「貴方がお嫁に行けなかったのは家にお雛様がなかったからかもしれないわね・・・。ごめんなさいね」母がぽつりとそんなことを言ったことがある。そうかもしれないと半分本気で思いながらも、私は笑って「そんなことはないと思うけど・・・」と呟いた。
「貴方も高知に落ち着いたことだし、遅ればせながら、お雛様を買いましょうか」

 十数年前に母と求めた真多呂作の立雛を、今年も立春の日に玄関に飾った。1年ぶりに眺めるお内裏様とお雛様の何と優しいお顔! 何と香しく、美しい日本の文化なのだろう! 精巧な技で心を込めて人形を作った職人さんたちの姿、お雛様を飾って娘の成長を祈る親御さんたちの気持ちに思いを馳せていると、どこからか馥郁たる梅の香気が漂ってくるようだ。
 
 女の子の健やかな成長と幸せを祈るこのチャーミングな早春のお祭りは日本以外にもあるのだろうか。

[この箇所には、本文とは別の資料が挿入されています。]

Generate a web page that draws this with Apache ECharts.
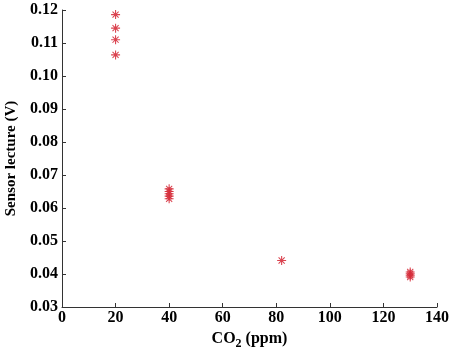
<!DOCTYPE html>
<html>
<head>
<meta charset="utf-8">
<script src="https://cdn.jsdelivr.net/npm/echarts@6/dist/echarts.min.js"></script>
<style>
  html, body { margin: 0; padding: 0; background: #fff; }
  #chart { width: 454px; height: 348px; }
</style>
</head>
<body>
<div id="chart"></div>
<script>
// CO2 concentration (ppm) and sensor reading (V)
const co2 = [20, 20, 20, 20, 40, 40, 40, 40, 40, 82, 130, 130, 130, 130]
const sensorV = [0.1186, 0.1145, 0.1110, 0.1064,
  0.0658, 0.0650, 0.0643, 0.0636, 0.0628,
  0.0441,
  0.0406, 0.0401, 0.0396, 0.0391]
const xTicks = [0, 20, 40, 60, 80, 100, 120, 140]
const yTicks = ['0.03', '0.04', '0.05', '0.06', '0.07', '0.08', '0.09', '0.10', '0.11', '0.12']

const points = co2.map((c, i) => [c, sensorV[i]])

// asterisk marker
const star = 'path://M4.4,0H5.6V10H4.4Z M0,4.4H10V5.6H0Z ' +
  'M1.2,2L2,1.2L8.8,8L8,8.8Z M8,1.2L8.8,2L2,8.8L1.2,8Z'

const font = 'Liberation Serif'
const option = {
  animation: false,
  grid: { left: 62, right: 17, top: 10, bottom: 41, containLabel: false, outerBoundsMode: 'none' },
  xAxis: {
    type: 'value',
    min: xTicks[0],
    max: xTicks[xTicks.length - 1],
    interval: 20,
    name: '{n|CO}{s|2}{n| (ppm)}',
    nameLocation: 'middle',
    nameGap: 18,
    nameTextStyle: {
      verticalAlign: 'top',
      rich: {
        n: { fontFamily: font, fontWeight: 'bold', fontSize: 16, color: '#000', verticalAlign: 'top' },
        s: { fontFamily: font, fontWeight: 'bold', fontSize: 12, color: '#000', verticalAlign: 'top', padding: [7, 0, 0, 0] }
      }
    },
    axisLine: { lineStyle: { color: '#333', width: 1 } },
    axisTick: { inside: true, length: 4, lineStyle: { color: '#333' } },
    axisLabel: { fontFamily: font, fontWeight: 'bold', fontSize: 16, color: '#000', margin: 3 },
    splitLine: { show: false }
  },
  yAxis: {
    type: 'value',
    min: Number(yTicks[0]),
    max: Number(yTicks[yTicks.length - 1]),
    interval: 0.01,
    name: 'Sensor lecture (V)',
    nameLocation: 'middle',
    nameGap: 38,
    nameTextStyle: { fontFamily: font, fontWeight: 'bold', fontSize: 15, color: '#000' },
    axisLine: { show: true, lineStyle: { color: '#333', width: 1 } },
    axisTick: { show: true, inside: true, length: 4, lineStyle: { color: '#333' } },
    axisLabel: {
      fontFamily: font, fontWeight: 'bold', fontSize: 16, color: '#000', margin: 4,
      formatter: v => v.toFixed(2)
    },
    splitLine: { show: false }
  },
  series: [
    {
      type: 'scatter',
      data: points,
      symbol: star,
      symbolSize: 9,
      itemStyle: { color: '#d62f3c', opacity: 0.9 }
    }
  ]
}

const chart = echarts.init(document.getElementById('chart'))
chart.setOption(option)
</script>
</body>
</html>
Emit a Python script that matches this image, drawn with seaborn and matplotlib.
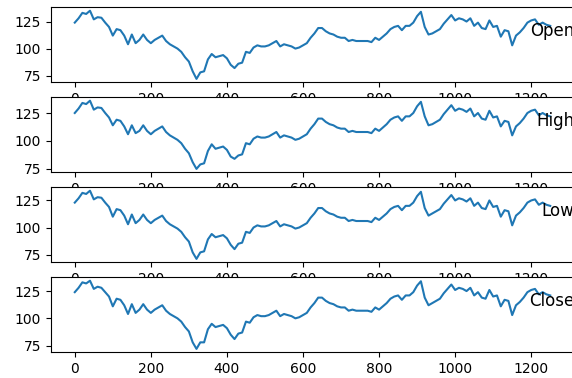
import numpy as np
import pandas as pd
import matplotlib
matplotlib.use("Agg")
import matplotlib.pyplot as plt
import seaborn as sns

# values, one point every 10 rows
step = 10
open_vals = [124, 128, 133, 132, 135, 127, 129, 128.5, 124, 120,
             112, 118, 117, 112, 104, 113, 105, 108, 113, 108,
             105, 108, 110, 112, 107, 104, 102, 100, 97, 92,
             88, 79, 72, 78, 79, 90, 95, 92, 93, 94,
             91, 85, 82, 86, 87, 97, 96, 101, 103, 102,
             102, 103, 105, 107, 102, 104, 103, 102, 100, 101,
             103, 105, 110, 114, 119, 119, 116, 114, 113, 111,
             110, 110, 107, 108, 107, 107, 107, 107, 106, 110,
             108, 111, 114, 118, 120, 121, 117, 121, 121, 124,
             130, 134, 120, 113, 114, 116, 118, 123, 127, 131,
             126, 128, 127, 125, 128, 121, 124, 119, 118, 126,
             120, 121, 111, 117, 116, 103, 112, 115, 119, 124,
             126, 127, 122, 124, 122, 121]
high_vals = [125, 129, 134, 133, 136, 128, 130, 129.5, 125, 121,
             114, 119, 118, 113, 106, 114, 107, 109, 114, 109,
             106, 109, 111, 113, 108, 105, 103, 101, 98, 93,
             89, 81, 75, 79, 80, 91, 97, 93, 94, 95,
             92, 86, 84, 87, 88, 98, 97, 102, 104, 103,
             103, 104, 106, 108, 103, 105, 104, 103, 101, 102,
             104, 106, 111, 115, 120, 120, 117, 115, 114, 112,
             111, 111, 108, 109, 108, 108, 108, 108, 107, 111,
             109, 112, 115, 119, 121, 122, 118, 122, 122, 125,
             131, 135, 122, 114, 115, 117, 119, 124, 128, 132,
             127, 129, 128, 126, 129, 122, 125, 120, 119, 127,
             121, 122, 113, 118, 117, 105, 113, 116, 120, 125,
             127, 128, 123, 125, 123, 122]
low_vals = [123, 127, 132, 131, 134, 126, 128, 127.5, 123, 119,
            110, 117, 116, 111, 103, 112, 104, 107, 112, 107,
            104, 107, 109, 111, 106, 103, 101, 99, 96, 91,
            87, 77, 71, 77, 78, 89, 94, 91, 92, 93,
            90, 84, 80, 85, 86, 96, 95, 100, 102, 101,
            101, 102, 104, 106, 101, 103, 102, 101, 99, 100,
            102, 104, 109, 113, 118, 118, 115, 113, 112, 110,
            109, 109, 106, 107, 106, 106, 106, 106, 105, 109,
            107, 110, 113, 117, 119, 120, 116, 120, 120, 123,
            129, 133, 118, 111, 113, 115, 117, 122, 126, 130,
            125, 127, 126, 124, 127, 120, 123, 118, 117, 125,
            119, 120, 110, 116, 115, 102, 111, 114, 118, 123,
            125, 126, 121, 123, 121, 120]
close_vals = [124, 128, 133, 132, 134.5, 127, 129, 128, 124, 120,
              111, 118, 117, 112, 104, 113, 105, 108, 113, 108,
              105, 108, 110, 112, 107, 104, 102, 100, 97, 92,
              88, 78, 72, 78, 78, 90, 95, 92, 93, 94,
              91, 85, 81, 86, 87, 97, 96, 101, 103, 102,
              102, 103, 105, 107, 102, 104, 103, 102, 100, 101,
              103, 105, 110, 114, 119, 119, 116, 114, 113, 111,
              110, 110, 107, 108, 107, 107, 107, 107, 106, 110,
              108, 111, 114, 118, 120, 121, 117, 121, 121, 124,
              130, 134, 119, 112, 114, 116, 118, 123, 127, 131,
              126, 128, 127, 125, 128, 121, 124, 119, 118, 126,
              120, 121, 111, 117, 116, 103, 112, 115, 119, 124,
              126, 127, 122, 124, 122, 121]

names = ["Open", "High", "Low", "Close"]
df = pd.DataFrame({"Open": open_vals, "High": high_vals,
                   "Low": low_vals, "Close": close_vals})
df.index = df.index * step

W, H = 572, 378
fig = plt.figure(figsize=(W / 100, H / 100), dpi=100)

# right spine sits right at the image edge, as in the cropped original
left, right = 51, 574
for i, name in enumerate(names):
    top = 7.3 + 90 * i
    ax = fig.add_axes([left / W, 1 - (top + 75) / H, (right - left) / W, 75 / H])
    sns.lineplot(x=df.index, y=df[name], ax=ax)
    ax.set_xlabel("")
    ax.set_ylabel("")
    ax.set_title(name, y=0.5, loc="right")

fig.savefig("out.png", dpi=100)
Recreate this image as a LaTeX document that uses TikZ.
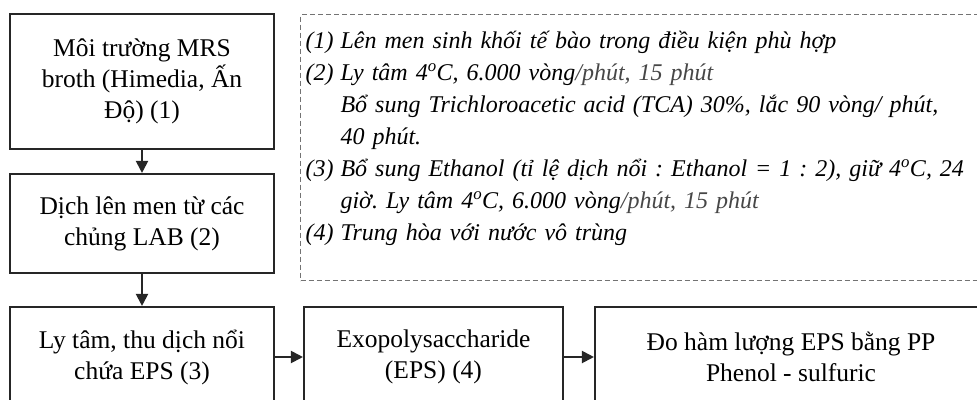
\documentclass[tikz,border=0pt]{standalone}
\usepackage{fontspec}
\setmainfont{Liberation Serif}
\usetikzlibrary{arrows.meta}

\newcommand\notelbl[1]{\makebox[35pt][l]{#1}}
\newcommand\noteind{\hspace*{35pt}}
\newcommand\lighter[1]{\textcolor{black!72}{#1}}

\tikzset{
  stepbox/.style={draw=black!85, line width=2.1pt, align=center, inner sep=0pt,
    font=\fontsize{25.5}{31}\selectfont},
  notebox/.style={draw=black!55, line width=1.1pt, dash pattern=on 5pt off 3pt,
    align=left, inner xsep=5pt, inner ysep=0pt, text width=680pt,
    text height=34pt, text depth=232pt,
    font=\fontsize{24}{32}\selectfont\itshape\frenchspacing},
  flow/.style={-{Triangle[length=12pt,width=12pt]}, line width=2pt, draw=black!85}
}

\begin{document}
\begin{tikzpicture}[x=1pt,y=-1pt]

\useasboundingbox (0,0) rectangle (977,399);
\clip (0,0) rectangle (977,399);

% left column
\node [stepbox, minimum width=264pt, minimum height=135pt] (moi) at (142,81.5)
  {Môi trường MRS\\broth (Himedia, Ấn\\Độ) (1)};
\node [stepbox, minimum width=264pt, minimum height=99pt] (dich) at (142,223.5)
  {Dịch lên men từ các\\chủng LAB (2)};
\node [stepbox, minimum width=264pt, minimum height=100pt] (lytam) at (142,357)
  {Ly tâm, thu dịch nổi\\chứa EPS (3)};

% bottom row
\node [stepbox, minimum width=259pt, minimum height=100pt] (eps) at (433.5,357)
  {Exopolysaccharide\\(EPS) (4)};
\node [stepbox, minimum width=392pt, minimum height=100pt] (doeps) at (791,357)
  {Đo hàm lượng EPS bằng PP\\Phenol - sulfuric};

% notes
\node [notebox, anchor=north west] (notes) at (300,14) {%
  \notelbl{(1)}Lên men sinh khối tế bào trong điều kiện phù hợp\\
  \notelbl{(2)}Ly tâm 4\textsuperscript{o}C, 6.000 vòng\lighter{/phút, 15 phút}\\
  \noteind Bổ sung Trichloroacetic acid (TCA) 30\%, lắc 90 vòng/ phút,\\
  \noteind 40 phút.\\
  \notelbl{(3)}Bổ sung Ethanol (tỉ lệ dịch nổi : Ethanol = 1 : 2), giữ 4\textsuperscript{o}C, 24\\
  \noteind giờ. Ly tâm 4\textsuperscript{o}C, 6.000 vòng\lighter{/phút, 15 phút}\\
  \notelbl{(4)}Trung hòa với nước vô trùng};

\draw [flow] (moi) -- (dich);
\draw [flow] (dich) -- (lytam);
\draw [flow] (lytam) -- (eps);
\draw [flow] (eps) -- (doeps);

\end{tikzpicture}
\end{document}
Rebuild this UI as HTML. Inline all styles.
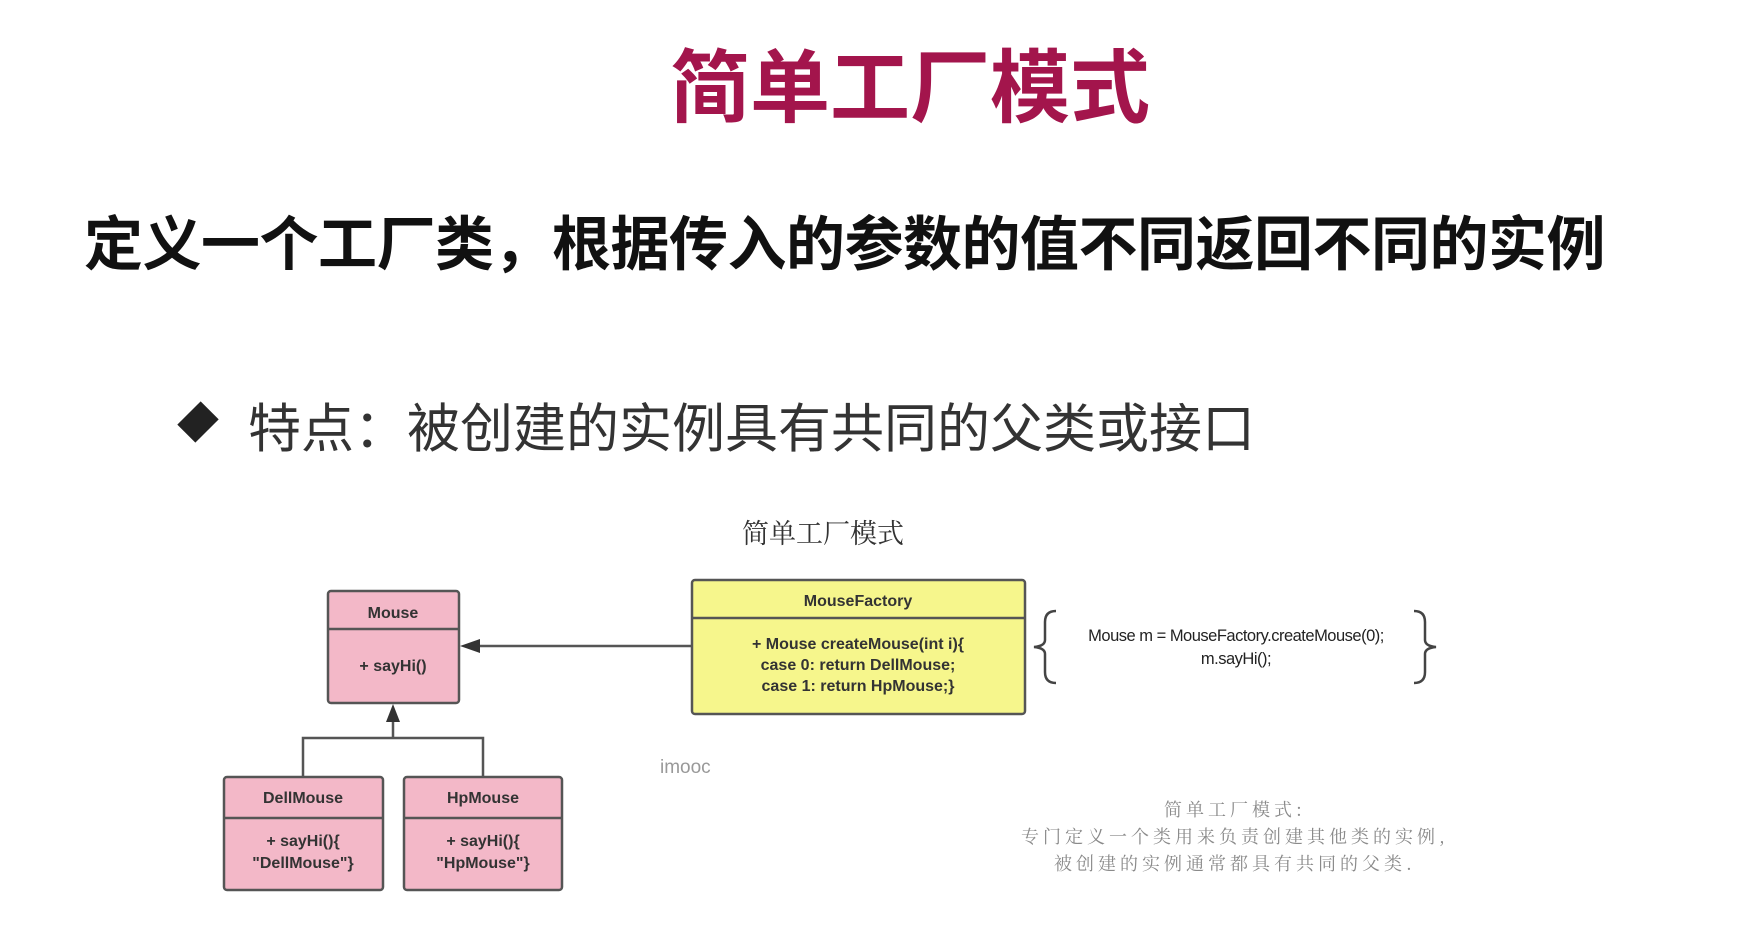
<!DOCTYPE html>
<html><head><meta charset="utf-8"><style>
body{margin:0;width:1763px;height:947px;background:#fff;position:relative;overflow:hidden;font-family:"Liberation Sans","Noto Sans CJK SC",sans-serif}
.a{position:absolute;white-space:nowrap}
</style></head><body>
<div class="a" style="left:0;width:1820px;text-align:center;top:44px;font-size:80px;font-weight:bold;color:#a3154c;line-height:90px">简单工厂模式</div>
<div class="a" style="left:84px;top:207px;font-size:59px;font-weight:bold;color:#111;line-height:76px;letter-spacing:-0.5px">定义一个工厂类，根据传入的参数的值不同返回不同的实例</div>
<div class="a" style="left:183px;top:407px;width:30px;height:30px;background:#222;transform:rotate(45deg) scale(0.85,1.1)"></div>
<div class="a" style="left:248px;top:397px;font-size:53px;color:#333;line-height:66px">特点：被创建的实例具有共同的父类或接口</div>
<div class="a" style="left:742px;top:512px;font-size:27px;color:#333;font-family:'Noto Serif CJK SC',serif">简单工厂模式</div>
<div class="a" style="left:660px;top:757px;font-size:19px;color:#999">imooc</div>
<div class="a" style="left:940px;width:590px;text-align:center;top:796px;font-size:18px;color:#8a8a8a;line-height:27px;font-family:'Noto Serif CJK SC',serif;letter-spacing:4px">简单工厂模式:<br>专门定义一个类用来负责创建其他类的实例,<br>被创建的实例通常都具有共同的父类.</div>
<svg class="a" style="left:0;top:0" width="1763" height="947" font-family="Liberation Sans, sans-serif" font-weight="bold" font-size="16" text-anchor="middle" fill="#333">
<g stroke="#555" stroke-width="2.5">
<rect x="328" y="591" width="131" height="112" rx="3" fill="#f3b8c8"/>
<line x1="328" y1="629" x2="459" y2="629"/>
<rect x="224" y="777" width="159" height="113" rx="3" fill="#f3b8c8"/>
<line x1="224" y1="818" x2="383" y2="818"/>
<rect x="404" y="777" width="158" height="113" rx="3" fill="#f3b8c8"/>
<line x1="404" y1="818" x2="562" y2="818"/>
<rect x="692" y="580" width="333" height="134" rx="3" fill="#f6f68c"/>
<line x1="692" y1="618" x2="1025" y2="618"/>
<line x1="691" y1="646" x2="475" y2="646"/>
<polyline fill="none" points="303,777 303,738 483,738 483,777"/>
<line x1="393" y1="738" x2="393" y2="718"/>
</g>
<polygon points="460,646 480,639 480,653" fill="#333"/>
<polygon points="393,704 386,722 400,722" fill="#333"/>
<text x="393" y="618">Mouse</text>
<text x="393" y="671">+ sayHi()</text>
<text x="303" y="803">DellMouse</text>
<text x="303" y="846">+ sayHi(){</text>
<text x="303" y="868">"DellMouse"}</text>
<text x="483" y="803">HpMouse</text>
<text x="483" y="846">+ sayHi(){</text>
<text x="483" y="868">"HpMouse"}</text>
<text x="858" y="606">MouseFactory</text>
<text x="858" y="649">+ Mouse createMouse(int i){</text>
<text x="858" y="670">case 0: return DellMouse;</text>
<text x="858" y="691">case 1: return HpMouse;}</text>
<g font-weight="normal" font-size="16.5" fill="#222" letter-spacing="-0.5">
<text x="1236" y="641">Mouse m = MouseFactory.createMouse(0);</text>
<text x="1236" y="664">m.sayHi();</text>
</g>
<g fill="none" stroke="#444" stroke-width="2.5">
<path d="M1056,611 Q1045,611 1045,622 L1045,640 Q1045,646 1034,647 Q1045,648 1045,654 L1045,672 Q1045,683 1056,683"/>
<path d="M1414,611 Q1425,611 1425,622 L1425,640 Q1425,646 1436,647 Q1425,648 1425,654 L1425,672 Q1425,683 1414,683"/>
</g>
</svg>
</body></html>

 女の幸せとは? 72年の人生を振り返って考える・・・。
 私は生まれ変わったら、愛する男性(ひと)に出会い、家庭を作りたいと思う。そのことが叶わなかった私は、やはり人間としての経験が一部欠落しているのではないか。充実したキャリア人生に恵まれたと振り返りながらも、祖母や母たちの女性像に憧れてしまう私である。しかし、今更「ないものねだり」をしても仕方がない。これが私の運命だったのだから!

 いけない、いけない! 今日は偽らざる心境を吐露してしまいました・・・。

 皆様、3月3日の雛祭りを大切にお過ごしくださいませ。

 

 最晩年、母が求めたもう一つのお雛様。寂しくて衝動買いをしてしまったという。母は娘が四六時中側にいてケアしてくれることを期待していたが、その頃私にはまだ仕事があり、母にすべてを捧げることはできなかった。